## What is being asked
In the lines below, output everything from the first line through the line containing "const xTickHours = [0, 4, 8, 12, 16, 20, 24];" exactly as it is. Pictures are not part of the output.
-------- Given information --------
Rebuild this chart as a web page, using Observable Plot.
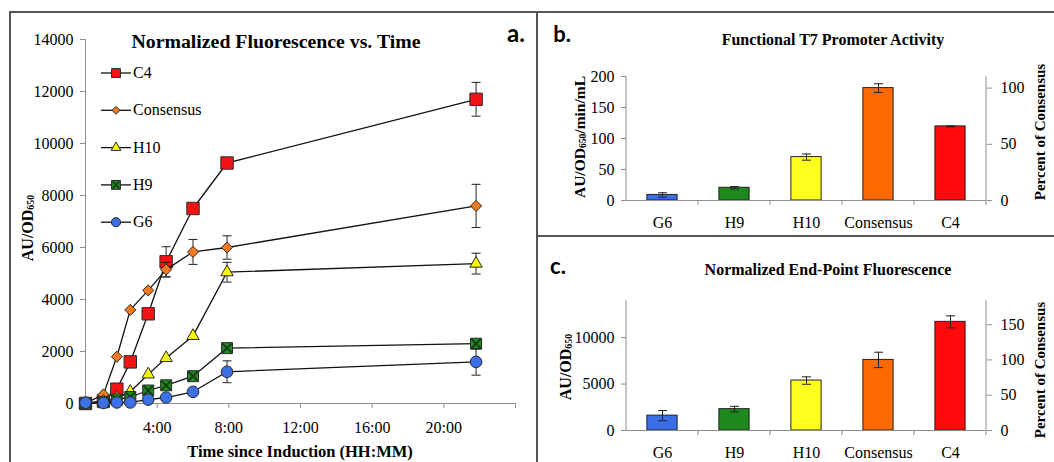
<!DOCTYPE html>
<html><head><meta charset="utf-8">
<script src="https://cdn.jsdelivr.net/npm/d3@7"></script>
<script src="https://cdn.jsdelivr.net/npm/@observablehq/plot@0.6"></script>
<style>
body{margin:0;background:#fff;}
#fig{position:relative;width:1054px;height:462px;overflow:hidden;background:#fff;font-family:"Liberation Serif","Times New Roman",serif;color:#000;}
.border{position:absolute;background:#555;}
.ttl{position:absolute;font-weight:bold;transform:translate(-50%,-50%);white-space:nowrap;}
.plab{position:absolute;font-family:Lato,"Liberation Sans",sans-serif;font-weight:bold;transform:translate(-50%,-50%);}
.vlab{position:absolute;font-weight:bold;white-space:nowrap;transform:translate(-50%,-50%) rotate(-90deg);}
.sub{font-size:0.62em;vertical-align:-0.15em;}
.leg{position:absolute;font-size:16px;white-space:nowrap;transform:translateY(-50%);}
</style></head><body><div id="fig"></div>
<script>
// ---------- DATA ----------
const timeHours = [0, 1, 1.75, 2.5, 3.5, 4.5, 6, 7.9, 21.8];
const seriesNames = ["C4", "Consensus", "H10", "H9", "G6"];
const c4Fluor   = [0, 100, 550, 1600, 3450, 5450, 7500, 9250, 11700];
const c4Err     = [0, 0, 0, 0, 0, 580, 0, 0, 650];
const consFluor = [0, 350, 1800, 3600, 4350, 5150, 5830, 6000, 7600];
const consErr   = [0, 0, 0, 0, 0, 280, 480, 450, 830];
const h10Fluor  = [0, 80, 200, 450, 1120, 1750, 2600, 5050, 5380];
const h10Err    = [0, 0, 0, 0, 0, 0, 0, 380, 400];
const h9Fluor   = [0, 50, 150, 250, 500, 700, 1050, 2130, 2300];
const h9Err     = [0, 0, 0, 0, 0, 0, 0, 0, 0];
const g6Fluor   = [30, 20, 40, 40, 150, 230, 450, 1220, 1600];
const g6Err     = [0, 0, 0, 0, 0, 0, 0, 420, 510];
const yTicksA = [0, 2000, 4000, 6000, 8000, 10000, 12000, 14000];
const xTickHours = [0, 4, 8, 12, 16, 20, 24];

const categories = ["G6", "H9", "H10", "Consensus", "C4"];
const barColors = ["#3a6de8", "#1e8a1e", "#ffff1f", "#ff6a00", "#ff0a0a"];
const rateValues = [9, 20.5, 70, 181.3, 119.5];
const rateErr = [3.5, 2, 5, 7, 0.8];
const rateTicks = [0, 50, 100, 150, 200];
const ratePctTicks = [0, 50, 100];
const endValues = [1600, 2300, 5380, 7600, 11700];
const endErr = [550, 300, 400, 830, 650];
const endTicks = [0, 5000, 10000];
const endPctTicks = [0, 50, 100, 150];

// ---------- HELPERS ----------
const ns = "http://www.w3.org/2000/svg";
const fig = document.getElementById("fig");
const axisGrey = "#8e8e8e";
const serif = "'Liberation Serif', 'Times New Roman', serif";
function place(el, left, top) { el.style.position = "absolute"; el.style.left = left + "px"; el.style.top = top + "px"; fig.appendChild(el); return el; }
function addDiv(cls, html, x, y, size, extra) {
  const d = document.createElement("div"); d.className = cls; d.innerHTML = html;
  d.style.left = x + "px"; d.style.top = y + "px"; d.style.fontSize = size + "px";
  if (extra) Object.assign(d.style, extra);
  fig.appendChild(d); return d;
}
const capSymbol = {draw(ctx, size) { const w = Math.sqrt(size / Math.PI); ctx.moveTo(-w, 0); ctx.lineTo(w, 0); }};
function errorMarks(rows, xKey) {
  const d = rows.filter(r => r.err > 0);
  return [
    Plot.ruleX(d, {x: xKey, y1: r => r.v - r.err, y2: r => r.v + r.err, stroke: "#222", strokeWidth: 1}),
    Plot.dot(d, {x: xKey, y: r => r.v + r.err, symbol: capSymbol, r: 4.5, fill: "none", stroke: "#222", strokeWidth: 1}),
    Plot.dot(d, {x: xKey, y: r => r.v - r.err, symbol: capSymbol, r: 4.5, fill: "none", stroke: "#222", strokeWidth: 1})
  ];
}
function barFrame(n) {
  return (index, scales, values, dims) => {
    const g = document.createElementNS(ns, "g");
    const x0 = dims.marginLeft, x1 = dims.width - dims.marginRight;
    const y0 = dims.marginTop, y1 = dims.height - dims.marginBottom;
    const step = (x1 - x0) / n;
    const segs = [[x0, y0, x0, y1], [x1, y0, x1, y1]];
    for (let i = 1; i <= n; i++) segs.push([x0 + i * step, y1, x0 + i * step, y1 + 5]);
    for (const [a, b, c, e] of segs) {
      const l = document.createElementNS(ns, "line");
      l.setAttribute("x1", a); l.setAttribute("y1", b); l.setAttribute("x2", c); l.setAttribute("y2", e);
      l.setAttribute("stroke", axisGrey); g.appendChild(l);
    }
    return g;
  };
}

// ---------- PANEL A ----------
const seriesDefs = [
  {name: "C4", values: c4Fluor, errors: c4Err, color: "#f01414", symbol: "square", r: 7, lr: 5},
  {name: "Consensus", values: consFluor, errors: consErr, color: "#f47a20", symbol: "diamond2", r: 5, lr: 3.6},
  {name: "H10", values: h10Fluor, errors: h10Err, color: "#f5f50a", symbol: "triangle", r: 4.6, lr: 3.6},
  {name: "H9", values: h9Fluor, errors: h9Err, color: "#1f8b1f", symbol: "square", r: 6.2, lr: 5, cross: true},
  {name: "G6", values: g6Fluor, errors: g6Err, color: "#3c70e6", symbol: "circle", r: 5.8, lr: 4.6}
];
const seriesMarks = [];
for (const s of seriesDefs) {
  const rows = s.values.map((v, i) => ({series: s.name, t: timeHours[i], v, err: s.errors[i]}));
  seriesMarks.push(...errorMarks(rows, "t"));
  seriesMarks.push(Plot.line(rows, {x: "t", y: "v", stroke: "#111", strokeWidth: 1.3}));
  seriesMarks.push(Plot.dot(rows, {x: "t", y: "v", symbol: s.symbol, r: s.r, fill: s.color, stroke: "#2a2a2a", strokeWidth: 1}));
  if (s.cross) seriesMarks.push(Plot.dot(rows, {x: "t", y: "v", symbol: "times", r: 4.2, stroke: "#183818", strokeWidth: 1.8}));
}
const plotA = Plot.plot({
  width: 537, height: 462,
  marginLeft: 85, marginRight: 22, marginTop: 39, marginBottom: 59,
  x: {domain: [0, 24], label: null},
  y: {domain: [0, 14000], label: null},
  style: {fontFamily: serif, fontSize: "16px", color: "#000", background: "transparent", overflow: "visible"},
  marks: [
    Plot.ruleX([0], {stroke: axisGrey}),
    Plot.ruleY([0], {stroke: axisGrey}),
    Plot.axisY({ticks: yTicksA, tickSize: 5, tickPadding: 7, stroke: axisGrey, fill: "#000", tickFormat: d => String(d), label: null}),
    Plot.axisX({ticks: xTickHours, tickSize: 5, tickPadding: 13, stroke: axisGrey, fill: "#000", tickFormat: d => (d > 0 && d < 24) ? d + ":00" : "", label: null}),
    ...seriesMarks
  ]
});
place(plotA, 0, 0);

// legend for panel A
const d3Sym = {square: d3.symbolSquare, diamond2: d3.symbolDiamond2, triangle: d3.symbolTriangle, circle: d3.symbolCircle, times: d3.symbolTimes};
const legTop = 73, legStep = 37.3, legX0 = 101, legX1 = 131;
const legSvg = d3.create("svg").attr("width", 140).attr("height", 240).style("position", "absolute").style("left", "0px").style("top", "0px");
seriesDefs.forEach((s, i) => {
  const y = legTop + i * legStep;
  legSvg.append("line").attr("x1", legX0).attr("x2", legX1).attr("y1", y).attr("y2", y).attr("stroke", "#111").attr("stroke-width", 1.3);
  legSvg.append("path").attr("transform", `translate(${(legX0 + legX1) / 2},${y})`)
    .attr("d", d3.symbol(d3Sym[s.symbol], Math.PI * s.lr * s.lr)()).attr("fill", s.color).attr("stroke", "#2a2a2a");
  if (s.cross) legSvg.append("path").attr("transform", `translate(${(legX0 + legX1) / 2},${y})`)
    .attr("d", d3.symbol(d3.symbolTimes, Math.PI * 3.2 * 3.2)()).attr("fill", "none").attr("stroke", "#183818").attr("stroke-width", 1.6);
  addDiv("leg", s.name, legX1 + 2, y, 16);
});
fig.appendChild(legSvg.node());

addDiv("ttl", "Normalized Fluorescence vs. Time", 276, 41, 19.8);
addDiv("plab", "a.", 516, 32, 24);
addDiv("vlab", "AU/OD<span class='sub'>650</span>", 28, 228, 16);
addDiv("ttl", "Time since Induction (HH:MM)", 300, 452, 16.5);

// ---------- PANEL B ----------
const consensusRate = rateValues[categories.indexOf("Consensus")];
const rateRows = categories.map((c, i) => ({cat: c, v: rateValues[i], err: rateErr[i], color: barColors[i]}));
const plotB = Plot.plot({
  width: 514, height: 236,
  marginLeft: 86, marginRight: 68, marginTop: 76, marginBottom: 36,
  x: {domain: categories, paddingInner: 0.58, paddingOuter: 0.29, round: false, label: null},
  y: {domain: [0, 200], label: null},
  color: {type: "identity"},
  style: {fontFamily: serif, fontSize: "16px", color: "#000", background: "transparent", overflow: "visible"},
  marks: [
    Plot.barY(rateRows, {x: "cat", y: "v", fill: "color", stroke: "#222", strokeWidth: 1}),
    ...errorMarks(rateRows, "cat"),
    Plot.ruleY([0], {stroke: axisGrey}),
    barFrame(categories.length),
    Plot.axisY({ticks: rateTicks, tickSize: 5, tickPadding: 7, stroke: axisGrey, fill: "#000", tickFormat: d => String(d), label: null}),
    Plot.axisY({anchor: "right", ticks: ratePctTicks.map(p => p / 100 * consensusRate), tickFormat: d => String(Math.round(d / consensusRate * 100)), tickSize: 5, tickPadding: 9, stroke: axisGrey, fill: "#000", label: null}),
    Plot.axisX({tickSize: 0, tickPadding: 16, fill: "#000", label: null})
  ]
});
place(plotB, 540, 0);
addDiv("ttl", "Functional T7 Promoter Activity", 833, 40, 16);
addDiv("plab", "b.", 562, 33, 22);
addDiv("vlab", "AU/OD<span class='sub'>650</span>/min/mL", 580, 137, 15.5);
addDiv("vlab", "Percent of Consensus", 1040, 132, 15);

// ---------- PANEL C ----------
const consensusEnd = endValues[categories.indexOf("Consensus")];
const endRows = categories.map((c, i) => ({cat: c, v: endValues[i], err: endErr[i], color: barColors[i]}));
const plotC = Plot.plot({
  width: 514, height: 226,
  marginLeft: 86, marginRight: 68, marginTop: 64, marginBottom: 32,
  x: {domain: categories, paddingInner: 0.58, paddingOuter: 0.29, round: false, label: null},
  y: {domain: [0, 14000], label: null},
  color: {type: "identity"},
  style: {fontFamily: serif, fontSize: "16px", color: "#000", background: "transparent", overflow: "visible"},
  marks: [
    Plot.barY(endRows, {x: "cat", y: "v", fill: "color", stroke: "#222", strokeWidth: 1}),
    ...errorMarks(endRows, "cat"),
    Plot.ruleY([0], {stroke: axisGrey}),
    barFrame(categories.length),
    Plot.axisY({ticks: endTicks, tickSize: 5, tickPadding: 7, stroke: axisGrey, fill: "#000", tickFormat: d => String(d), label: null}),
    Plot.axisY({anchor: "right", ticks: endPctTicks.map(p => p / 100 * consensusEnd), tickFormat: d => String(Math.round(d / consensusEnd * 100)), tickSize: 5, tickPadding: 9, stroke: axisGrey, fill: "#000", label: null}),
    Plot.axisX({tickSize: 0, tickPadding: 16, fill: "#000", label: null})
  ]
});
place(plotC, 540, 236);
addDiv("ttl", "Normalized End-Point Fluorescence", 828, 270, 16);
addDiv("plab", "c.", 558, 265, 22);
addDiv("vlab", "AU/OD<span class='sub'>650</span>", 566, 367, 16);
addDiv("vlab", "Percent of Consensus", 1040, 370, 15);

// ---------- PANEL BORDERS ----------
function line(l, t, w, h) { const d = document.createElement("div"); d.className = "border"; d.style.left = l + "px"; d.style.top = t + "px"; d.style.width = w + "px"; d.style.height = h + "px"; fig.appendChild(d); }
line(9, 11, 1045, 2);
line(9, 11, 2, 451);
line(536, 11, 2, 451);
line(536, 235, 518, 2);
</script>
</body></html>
--------
## Answer to the exercise
Rebuild this chart as a web page, using Observable Plot.
<!DOCTYPE html>
<html><head><meta charset="utf-8">
<script src="https://cdn.jsdelivr.net/npm/d3@7"></script>
<script src="https://cdn.jsdelivr.net/npm/@observablehq/plot@0.6"></script>
<style>
body{margin:0;background:#fff;}
#fig{position:relative;width:1054px;height:462px;overflow:hidden;background:#fff;font-family:"Liberation Serif","Times New Roman",serif;color:#000;}
.border{position:absolute;background:#555;}
.ttl{position:absolute;font-weight:bold;transform:translate(-50%,-50%);white-space:nowrap;}
.plab{position:absolute;font-family:Lato,"Liberation Sans",sans-serif;font-weight:bold;transform:translate(-50%,-50%);}
.vlab{position:absolute;font-weight:bold;white-space:nowrap;transform:translate(-50%,-50%) rotate(-90deg);}
.sub{font-size:0.62em;vertical-align:-0.15em;}
.leg{position:absolute;font-size:16px;white-space:nowrap;transform:translateY(-50%);}
</style></head><body><div id="fig"></div>
<script>
// ---------- DATA ----------
const timeHours = [0, 1, 1.75, 2.5, 3.5, 4.5, 6, 7.9, 21.8];
const seriesNames = ["C4", "Consensus", "H10", "H9", "G6"];
const c4Fluor   = [0, 100, 550, 1600, 3450, 5450, 7500, 9250, 11700];
const c4Err     = [0, 0, 0, 0, 0, 580, 0, 0, 650];
const consFluor = [0, 350, 1800, 3600, 4350, 5150, 5830, 6000, 7600];
const consErr   = [0, 0, 0, 0, 0, 280, 480, 450, 830];
const h10Fluor  = [0, 80, 200, 450, 1120, 1750, 2600, 5050, 5380];
const h10Err    = [0, 0, 0, 0, 0, 0, 0, 380, 400];
const h9Fluor   = [0, 50, 150, 250, 500, 700, 1050, 2130, 2300];
const h9Err     = [0, 0, 0, 0, 0, 0, 0, 0, 0];
const g6Fluor   = [30, 20, 40, 40, 150, 230, 450, 1220, 1600];
const g6Err     = [0, 0, 0, 0, 0, 0, 0, 420, 510];
const yTicksA = [0, 2000, 4000, 6000, 8000, 10000, 12000, 14000];
const xTickHours = [0, 4, 8, 12, 16, 20, 24];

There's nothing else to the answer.